• OBJECTIVE:
Return all of the data exactly, with nothing left out but the pictures.

• RECORDED DATA:
— Start —

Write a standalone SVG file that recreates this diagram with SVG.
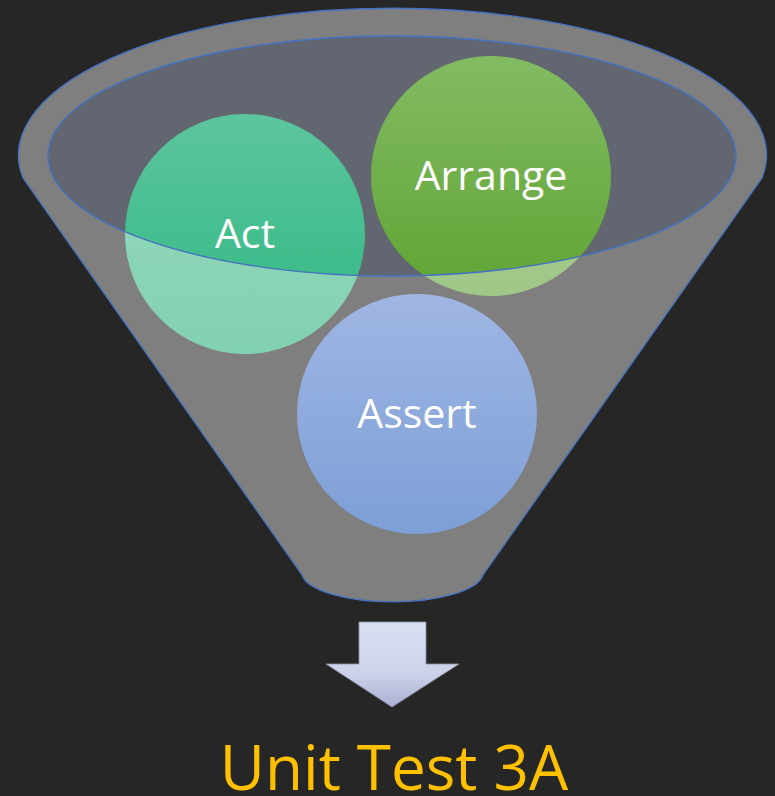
<svg xmlns="http://www.w3.org/2000/svg" width="775" height="796" viewBox="0 0 775 796">
  <style>
    .label { font-family: "Open Sans", "Liberation Sans", sans-serif; font-size: 41px; fill: #ffffff; text-anchor: middle; }
    .title { font-family: "Open Sans", "Liberation Sans", sans-serif; font-size: 62px; fill: #FFC000; text-anchor: middle; }
    .rim { fill: none; stroke: #4472C4; stroke-width: 1.3; }
  </style>
  <defs>
    <linearGradient id="actIn" x1="0" y1="0" x2="0" y2="1">
      <stop offset="0" stop-color="#5dc59d"/>
      <stop offset="1" stop-color="#2eb881"/>
    </linearGradient>
    <linearGradient id="actOut" x1="0" y1="0" x2="0" y2="1">
      <stop offset="0" stop-color="#98dabf"/>
      <stop offset="1" stop-color="#82d1b0"/>
    </linearGradient>
    <linearGradient id="arrIn" x1="0" y1="0" x2="0" y2="1">
      <stop offset="0" stop-color="#83bb63"/>
      <stop offset="1" stop-color="#60a434"/>
    </linearGradient>
    <linearGradient id="arrOut" x1="0" y1="0" x2="0" y2="1">
      <stop offset="0" stop-color="#b2d39e"/>
      <stop offset="1" stop-color="#9fc787"/>
    </linearGradient>
    <linearGradient id="assertG" x1="0" y1="0" x2="0" y2="1">
      <stop offset="0" stop-color="#a0b6e3"/>
      <stop offset="1" stop-color="#7d9fd7"/>
    </linearGradient>
    <linearGradient id="arrowG" x1="0" y1="0" x2="0" y2="1">
      <stop offset="0" stop-color="#dce0f3"/>
      <stop offset="0.6" stop-color="#cdd2ea"/>
      <stop offset="1" stop-color="#aab0d2"/>
    </linearGradient>
    <clipPath id="inside">
      <ellipse cx="392" cy="156" rx="344" ry="120"/>
    </clipPath>
    <clipPath id="outside">
      <path clip-rule="evenodd" d="M0 0 H775 V796 H0 Z M48 156 A344 120 0 1 0 736 156 A344 120 0 1 0 48 156 Z"/>
    </clipPath>
  </defs>

  <rect width="775" height="796" fill="#262626"/>

  <g id="funnel">
    <path d="M23 178 A374 147 0 1 1 762 178 L483 575 A91 30 0 0 1 302 575 Z" fill="#7f7f7f" stroke="#4472C4" stroke-width="1.3"/>
    <ellipse cx="392" cy="156" rx="344" ry="120" fill="#626670"/>
  </g>

  <g id="node-act">
    <circle cx="245" cy="234" r="120" fill="url(#actOut)" clip-path="url(#outside)"/>
    <circle cx="245" cy="234" r="120" fill="url(#actIn)" clip-path="url(#inside)"/>
    <text class="label" x="245" y="248">Act</text>
  </g>

  <g id="node-arrange">
    <circle cx="491" cy="176" r="120" fill="url(#arrOut)" clip-path="url(#outside)"/>
    <circle cx="491" cy="176" r="120" fill="url(#arrIn)" clip-path="url(#inside)"/>
    <text class="label" x="491" y="190">Arrange</text>
  </g>

  <g id="node-assert">
    <circle cx="417" cy="414" r="120" fill="url(#assertG)"/>
    <text class="label" x="417" y="428">Assert</text>
  </g>

  <g id="funnel-rim">
    <ellipse class="rim" cx="392" cy="156" rx="344" ry="120"/>
  </g>

  <g id="connectors">
    <path d="M359 622 H426 V664 H459 L392 707 L326 664 H359 Z" fill="url(#arrowG)" stroke="#8a8fa8" stroke-width="0.8"/>
  </g>

  <g id="node-result">
    <text class="title" x="394" y="790">Unit Test 3A</text>
  </g>
</svg>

— End —

• EXERCISE OUTPUT:
Write a standalone SVG file that recreates this diagram with SVG.
<svg xmlns="http://www.w3.org/2000/svg" width="775" height="796" viewBox="0 0 775 796">
  <style>
    .label { font-family: "Open Sans", "Liberation Sans", sans-serif; font-size: 41px; fill: #ffffff; text-anchor: middle; }
    .title { font-family: "Open Sans", "Liberation Sans", sans-serif; font-size: 62px; fill: #FFC000; text-anchor: middle; }
    .rim { fill: none; stroke: #4472C4; stroke-width: 1.3; }
  </style>
  <defs>
    <linearGradient id="actIn" x1="0" y1="0" x2="0" y2="1">
      <stop offset="0" stop-color="#5dc59d"/>
      <stop offset="1" stop-color="#2eb881"/>
    </linearGradient>
    <linearGradient id="actOut" x1="0" y1="0" x2="0" y2="1">
      <stop offset="0" stop-color="#98dabf"/>
      <stop offset="1" stop-color="#82d1b0"/>
    </linearGradient>
    <linearGradient id="arrIn" x1="0" y1="0" x2="0" y2="1">
      <stop offset="0" stop-color="#83bb63"/>
      <stop offset="1" stop-color="#60a434"/>
    </linearGradient>
    <linearGradient id="arrOut" x1="0" y1="0" x2="0" y2="1">
      <stop offset="0" stop-color="#b2d39e"/>
      <stop offset="1" stop-color="#9fc787"/>
    </linearGradient>
    <linearGradient id="assertG" x1="0" y1="0" x2="0" y2="1">
      <stop offset="0" stop-color="#a0b6e3"/>
      <stop offset="1" stop-color="#7d9fd7"/>
    </linearGradient>
    <linearGradient id="arrowG" x1="0" y1="0" x2="0" y2="1">
      <stop offset="0" stop-color="#dce0f3"/>
      <stop offset="0.6" stop-color="#cdd2ea"/>
      <stop offset="1" stop-color="#aab0d2"/>
    </linearGradient>
    <clipPath id="inside">
      <ellipse cx="392" cy="156" rx="344" ry="120"/>
    </clipPath>
    <clipPath id="outside">
      <path clip-rule="evenodd" d="M0 0 H775 V796 H0 Z M48 156 A344 120 0 1 0 736 156 A344 120 0 1 0 48 156 Z"/>
    </clipPath>
  </defs>

  <rect width="775" height="796" fill="#262626"/>

  <g id="funnel">
    <path d="M23 178 A374 147 0 1 1 762 178 L483 575 A91 30 0 0 1 302 575 Z" fill="#7f7f7f" stroke="#4472C4" stroke-width="1.3"/>
    <ellipse cx="392" cy="156" rx="344" ry="120" fill="#626670"/>
  </g>

  <g id="node-act">
    <circle cx="245" cy="234" r="120" fill="url(#actOut)" clip-path="url(#outside)"/>
    <circle cx="245" cy="234" r="120" fill="url(#actIn)" clip-path="url(#inside)"/>
    <text class="label" x="245" y="248">Act</text>
  </g>

  <g id="node-arrange">
    <circle cx="491" cy="176" r="120" fill="url(#arrOut)" clip-path="url(#outside)"/>
    <circle cx="491" cy="176" r="120" fill="url(#arrIn)" clip-path="url(#inside)"/>
    <text class="label" x="491" y="190">Arrange</text>
  </g>

  <g id="node-assert">
    <circle cx="417" cy="414" r="120" fill="url(#assertG)"/>
    <text class="label" x="417" y="428">Assert</text>
  </g>

  <g id="funnel-rim">
    <ellipse class="rim" cx="392" cy="156" rx="344" ry="120"/>
  </g>

  <g id="connectors">
    <path d="M359 622 H426 V664 H459 L392 707 L326 664 H359 Z" fill="url(#arrowG)" stroke="#8a8fa8" stroke-width="0.8"/>
  </g>

  <g id="node-result">
    <text class="title" x="394" y="790">Unit Test 3A</text>
  </g>
</svg>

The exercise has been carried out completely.